**INFORMATION SHOWN**:
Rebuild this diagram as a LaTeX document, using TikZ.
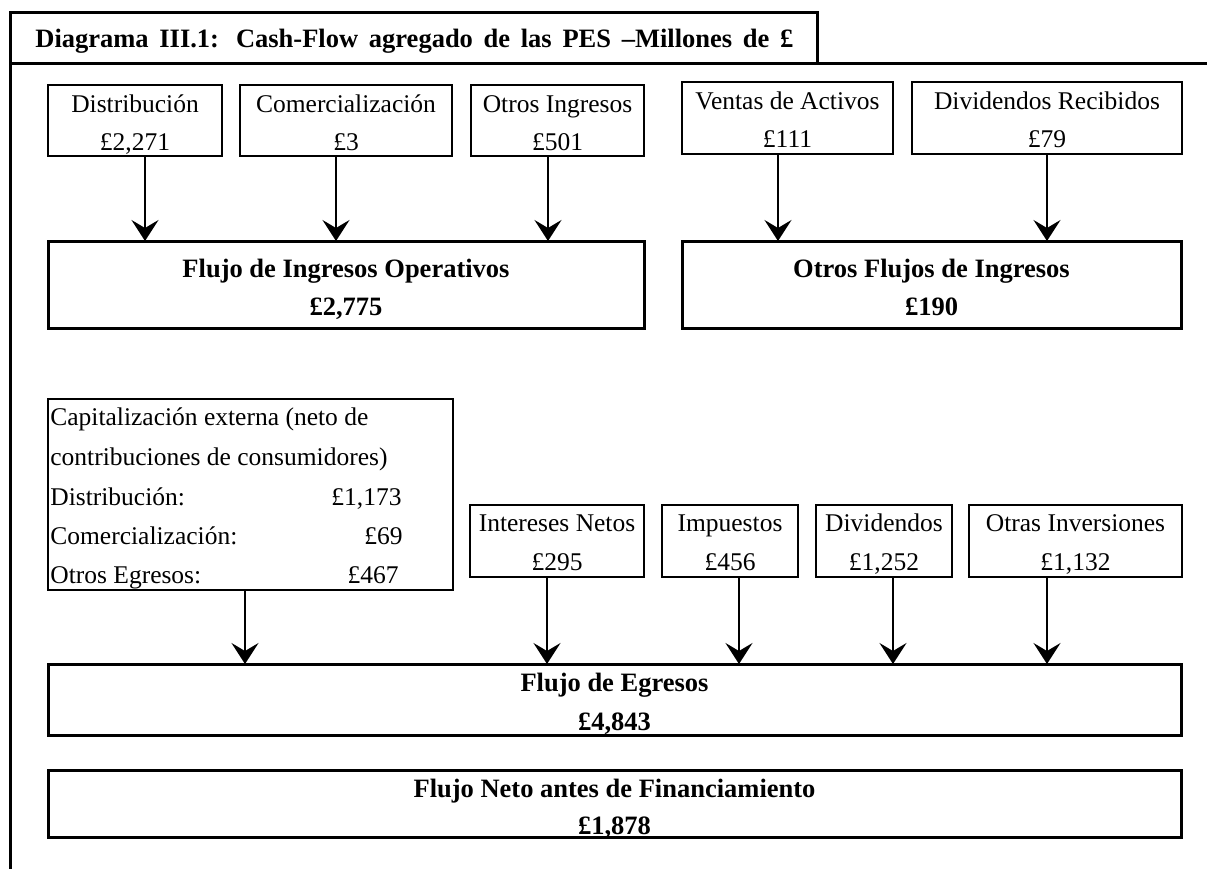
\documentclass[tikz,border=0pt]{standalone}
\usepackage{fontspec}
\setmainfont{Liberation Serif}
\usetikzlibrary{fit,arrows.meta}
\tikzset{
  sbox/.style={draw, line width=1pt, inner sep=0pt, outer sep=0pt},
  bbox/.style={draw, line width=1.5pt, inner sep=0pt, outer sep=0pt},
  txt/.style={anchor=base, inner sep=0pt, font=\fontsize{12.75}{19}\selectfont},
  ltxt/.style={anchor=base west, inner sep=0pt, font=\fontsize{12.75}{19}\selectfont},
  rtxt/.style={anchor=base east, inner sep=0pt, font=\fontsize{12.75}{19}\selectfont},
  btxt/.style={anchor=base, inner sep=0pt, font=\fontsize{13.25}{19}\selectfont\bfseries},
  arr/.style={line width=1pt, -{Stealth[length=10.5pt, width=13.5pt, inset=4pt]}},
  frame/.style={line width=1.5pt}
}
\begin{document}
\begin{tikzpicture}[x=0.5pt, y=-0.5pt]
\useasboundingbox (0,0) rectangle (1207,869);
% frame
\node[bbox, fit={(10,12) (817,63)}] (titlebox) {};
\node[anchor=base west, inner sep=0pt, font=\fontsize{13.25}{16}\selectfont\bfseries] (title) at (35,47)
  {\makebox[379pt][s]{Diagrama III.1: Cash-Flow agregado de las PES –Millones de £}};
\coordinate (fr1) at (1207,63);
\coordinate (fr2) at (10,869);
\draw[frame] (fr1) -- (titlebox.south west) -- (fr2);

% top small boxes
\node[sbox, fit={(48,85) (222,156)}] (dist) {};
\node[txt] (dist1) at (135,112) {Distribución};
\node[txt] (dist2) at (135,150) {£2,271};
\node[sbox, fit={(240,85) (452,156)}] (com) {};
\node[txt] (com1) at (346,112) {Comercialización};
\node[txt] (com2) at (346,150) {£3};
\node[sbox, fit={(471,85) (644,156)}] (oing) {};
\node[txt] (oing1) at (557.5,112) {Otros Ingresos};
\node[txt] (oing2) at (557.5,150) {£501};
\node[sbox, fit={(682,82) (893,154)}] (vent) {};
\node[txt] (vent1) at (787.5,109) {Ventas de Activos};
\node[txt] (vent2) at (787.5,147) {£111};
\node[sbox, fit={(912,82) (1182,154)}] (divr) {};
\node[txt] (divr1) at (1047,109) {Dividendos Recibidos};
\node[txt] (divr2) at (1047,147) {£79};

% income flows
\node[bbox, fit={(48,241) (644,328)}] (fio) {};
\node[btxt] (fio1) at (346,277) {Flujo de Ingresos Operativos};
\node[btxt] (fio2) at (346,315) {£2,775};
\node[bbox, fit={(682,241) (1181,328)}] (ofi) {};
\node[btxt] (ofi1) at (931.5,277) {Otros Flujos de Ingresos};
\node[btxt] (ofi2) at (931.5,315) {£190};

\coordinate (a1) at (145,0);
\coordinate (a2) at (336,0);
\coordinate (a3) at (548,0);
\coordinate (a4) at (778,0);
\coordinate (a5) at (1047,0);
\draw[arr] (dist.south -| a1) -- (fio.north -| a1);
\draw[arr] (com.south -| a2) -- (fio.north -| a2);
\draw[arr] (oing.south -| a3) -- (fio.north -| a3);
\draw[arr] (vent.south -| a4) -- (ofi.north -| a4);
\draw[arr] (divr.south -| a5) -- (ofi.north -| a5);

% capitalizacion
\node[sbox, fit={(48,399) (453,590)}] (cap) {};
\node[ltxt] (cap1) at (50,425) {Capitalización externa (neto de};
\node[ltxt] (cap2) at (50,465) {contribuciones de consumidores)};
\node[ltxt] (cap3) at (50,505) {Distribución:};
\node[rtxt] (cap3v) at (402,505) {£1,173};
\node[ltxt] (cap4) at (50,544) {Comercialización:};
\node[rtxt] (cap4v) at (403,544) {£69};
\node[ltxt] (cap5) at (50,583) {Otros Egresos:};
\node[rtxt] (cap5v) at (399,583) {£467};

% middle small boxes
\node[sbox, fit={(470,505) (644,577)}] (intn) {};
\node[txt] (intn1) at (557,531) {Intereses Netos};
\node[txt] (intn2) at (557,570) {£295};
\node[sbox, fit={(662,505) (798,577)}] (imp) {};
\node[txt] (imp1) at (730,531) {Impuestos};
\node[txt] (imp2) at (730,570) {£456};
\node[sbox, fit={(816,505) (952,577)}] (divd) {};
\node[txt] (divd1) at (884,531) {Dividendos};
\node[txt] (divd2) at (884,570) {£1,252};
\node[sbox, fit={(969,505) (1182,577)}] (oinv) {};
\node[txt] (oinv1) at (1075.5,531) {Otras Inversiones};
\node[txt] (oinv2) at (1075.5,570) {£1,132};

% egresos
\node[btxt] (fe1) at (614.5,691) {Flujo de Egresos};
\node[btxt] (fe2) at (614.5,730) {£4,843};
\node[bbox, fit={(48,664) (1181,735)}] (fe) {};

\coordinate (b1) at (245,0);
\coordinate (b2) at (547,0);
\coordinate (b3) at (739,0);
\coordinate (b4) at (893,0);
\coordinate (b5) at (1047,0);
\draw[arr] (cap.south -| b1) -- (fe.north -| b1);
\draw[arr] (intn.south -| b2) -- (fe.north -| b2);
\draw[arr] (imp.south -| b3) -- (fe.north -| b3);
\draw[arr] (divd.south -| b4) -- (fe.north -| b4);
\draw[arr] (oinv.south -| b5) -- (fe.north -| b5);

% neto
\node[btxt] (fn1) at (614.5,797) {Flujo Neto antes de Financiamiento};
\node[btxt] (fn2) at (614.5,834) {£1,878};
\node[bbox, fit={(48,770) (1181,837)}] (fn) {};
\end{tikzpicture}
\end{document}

**TO BE DONE**:
Write out the material above once more, exactly as it reads, with no pictures.

**RESULT**:
Rebuild this diagram as a LaTeX document, using TikZ.
\documentclass[tikz,border=0pt]{standalone}
\usepackage{fontspec}
\setmainfont{Liberation Serif}
\usetikzlibrary{fit,arrows.meta}
\tikzset{
  sbox/.style={draw, line width=1pt, inner sep=0pt, outer sep=0pt},
  bbox/.style={draw, line width=1.5pt, inner sep=0pt, outer sep=0pt},
  txt/.style={anchor=base, inner sep=0pt, font=\fontsize{12.75}{19}\selectfont},
  ltxt/.style={anchor=base west, inner sep=0pt, font=\fontsize{12.75}{19}\selectfont},
  rtxt/.style={anchor=base east, inner sep=0pt, font=\fontsize{12.75}{19}\selectfont},
  btxt/.style={anchor=base, inner sep=0pt, font=\fontsize{13.25}{19}\selectfont\bfseries},
  arr/.style={line width=1pt, -{Stealth[length=10.5pt, width=13.5pt, inset=4pt]}},
  frame/.style={line width=1.5pt}
}
\begin{document}
\begin{tikzpicture}[x=0.5pt, y=-0.5pt]
\useasboundingbox (0,0) rectangle (1207,869);
% frame
\node[bbox, fit={(10,12) (817,63)}] (titlebox) {};
\node[anchor=base west, inner sep=0pt, font=\fontsize{13.25}{16}\selectfont\bfseries] (title) at (35,47)
  {\makebox[379pt][s]{Diagrama III.1: Cash-Flow agregado de las PES –Millones de £}};
\coordinate (fr1) at (1207,63);
\coordinate (fr2) at (10,869);
\draw[frame] (fr1) -- (titlebox.south west) -- (fr2);

% top small boxes
\node[sbox, fit={(48,85) (222,156)}] (dist) {};
\node[txt] (dist1) at (135,112) {Distribución};
\node[txt] (dist2) at (135,150) {£2,271};
\node[sbox, fit={(240,85) (452,156)}] (com) {};
\node[txt] (com1) at (346,112) {Comercialización};
\node[txt] (com2) at (346,150) {£3};
\node[sbox, fit={(471,85) (644,156)}] (oing) {};
\node[txt] (oing1) at (557.5,112) {Otros Ingresos};
\node[txt] (oing2) at (557.5,150) {£501};
\node[sbox, fit={(682,82) (893,154)}] (vent) {};
\node[txt] (vent1) at (787.5,109) {Ventas de Activos};
\node[txt] (vent2) at (787.5,147) {£111};
\node[sbox, fit={(912,82) (1182,154)}] (divr) {};
\node[txt] (divr1) at (1047,109) {Dividendos Recibidos};
\node[txt] (divr2) at (1047,147) {£79};

% income flows
\node[bbox, fit={(48,241) (644,328)}] (fio) {};
\node[btxt] (fio1) at (346,277) {Flujo de Ingresos Operativos};
\node[btxt] (fio2) at (346,315) {£2,775};
\node[bbox, fit={(682,241) (1181,328)}] (ofi) {};
\node[btxt] (ofi1) at (931.5,277) {Otros Flujos de Ingresos};
\node[btxt] (ofi2) at (931.5,315) {£190};

\coordinate (a1) at (145,0);
\coordinate (a2) at (336,0);
\coordinate (a3) at (548,0);
\coordinate (a4) at (778,0);
\coordinate (a5) at (1047,0);
\draw[arr] (dist.south -| a1) -- (fio.north -| a1);
\draw[arr] (com.south -| a2) -- (fio.north -| a2);
\draw[arr] (oing.south -| a3) -- (fio.north -| a3);
\draw[arr] (vent.south -| a4) -- (ofi.north -| a4);
\draw[arr] (divr.south -| a5) -- (ofi.north -| a5);

% capitalizacion
\node[sbox, fit={(48,399) (453,590)}] (cap) {};
\node[ltxt] (cap1) at (50,425) {Capitalización externa (neto de};
\node[ltxt] (cap2) at (50,465) {contribuciones de consumidores)};
\node[ltxt] (cap3) at (50,505) {Distribución:};
\node[rtxt] (cap3v) at (402,505) {£1,173};
\node[ltxt] (cap4) at (50,544) {Comercialización:};
\node[rtxt] (cap4v) at (403,544) {£69};
\node[ltxt] (cap5) at (50,583) {Otros Egresos:};
\node[rtxt] (cap5v) at (399,583) {£467};

% middle small boxes
\node[sbox, fit={(470,505) (644,577)}] (intn) {};
\node[txt] (intn1) at (557,531) {Intereses Netos};
\node[txt] (intn2) at (557,570) {£295};
\node[sbox, fit={(662,505) (798,577)}] (imp) {};
\node[txt] (imp1) at (730,531) {Impuestos};
\node[txt] (imp2) at (730,570) {£456};
\node[sbox, fit={(816,505) (952,577)}] (divd) {};
\node[txt] (divd1) at (884,531) {Dividendos};
\node[txt] (divd2) at (884,570) {£1,252};
\node[sbox, fit={(969,505) (1182,577)}] (oinv) {};
\node[txt] (oinv1) at (1075.5,531) {Otras Inversiones};
\node[txt] (oinv2) at (1075.5,570) {£1,132};

% egresos
\node[btxt] (fe1) at (614.5,691) {Flujo de Egresos};
\node[btxt] (fe2) at (614.5,730) {£4,843};
\node[bbox, fit={(48,664) (1181,735)}] (fe) {};

\coordinate (b1) at (245,0);
\coordinate (b2) at (547,0);
\coordinate (b3) at (739,0);
\coordinate (b4) at (893,0);
\coordinate (b5) at (1047,0);
\draw[arr] (cap.south -| b1) -- (fe.north -| b1);
\draw[arr] (intn.south -| b2) -- (fe.north -| b2);
\draw[arr] (imp.south -| b3) -- (fe.north -| b3);
\draw[arr] (divd.south -| b4) -- (fe.north -| b4);
\draw[arr] (oinv.south -| b5) -- (fe.north -| b5);

% neto
\node[btxt] (fn1) at (614.5,797) {Flujo Neto antes de Financiamiento};
\node[btxt] (fn2) at (614.5,834) {£1,878};
\node[bbox, fit={(48,770) (1181,837)}] (fn) {};
\end{tikzpicture}
\end{document}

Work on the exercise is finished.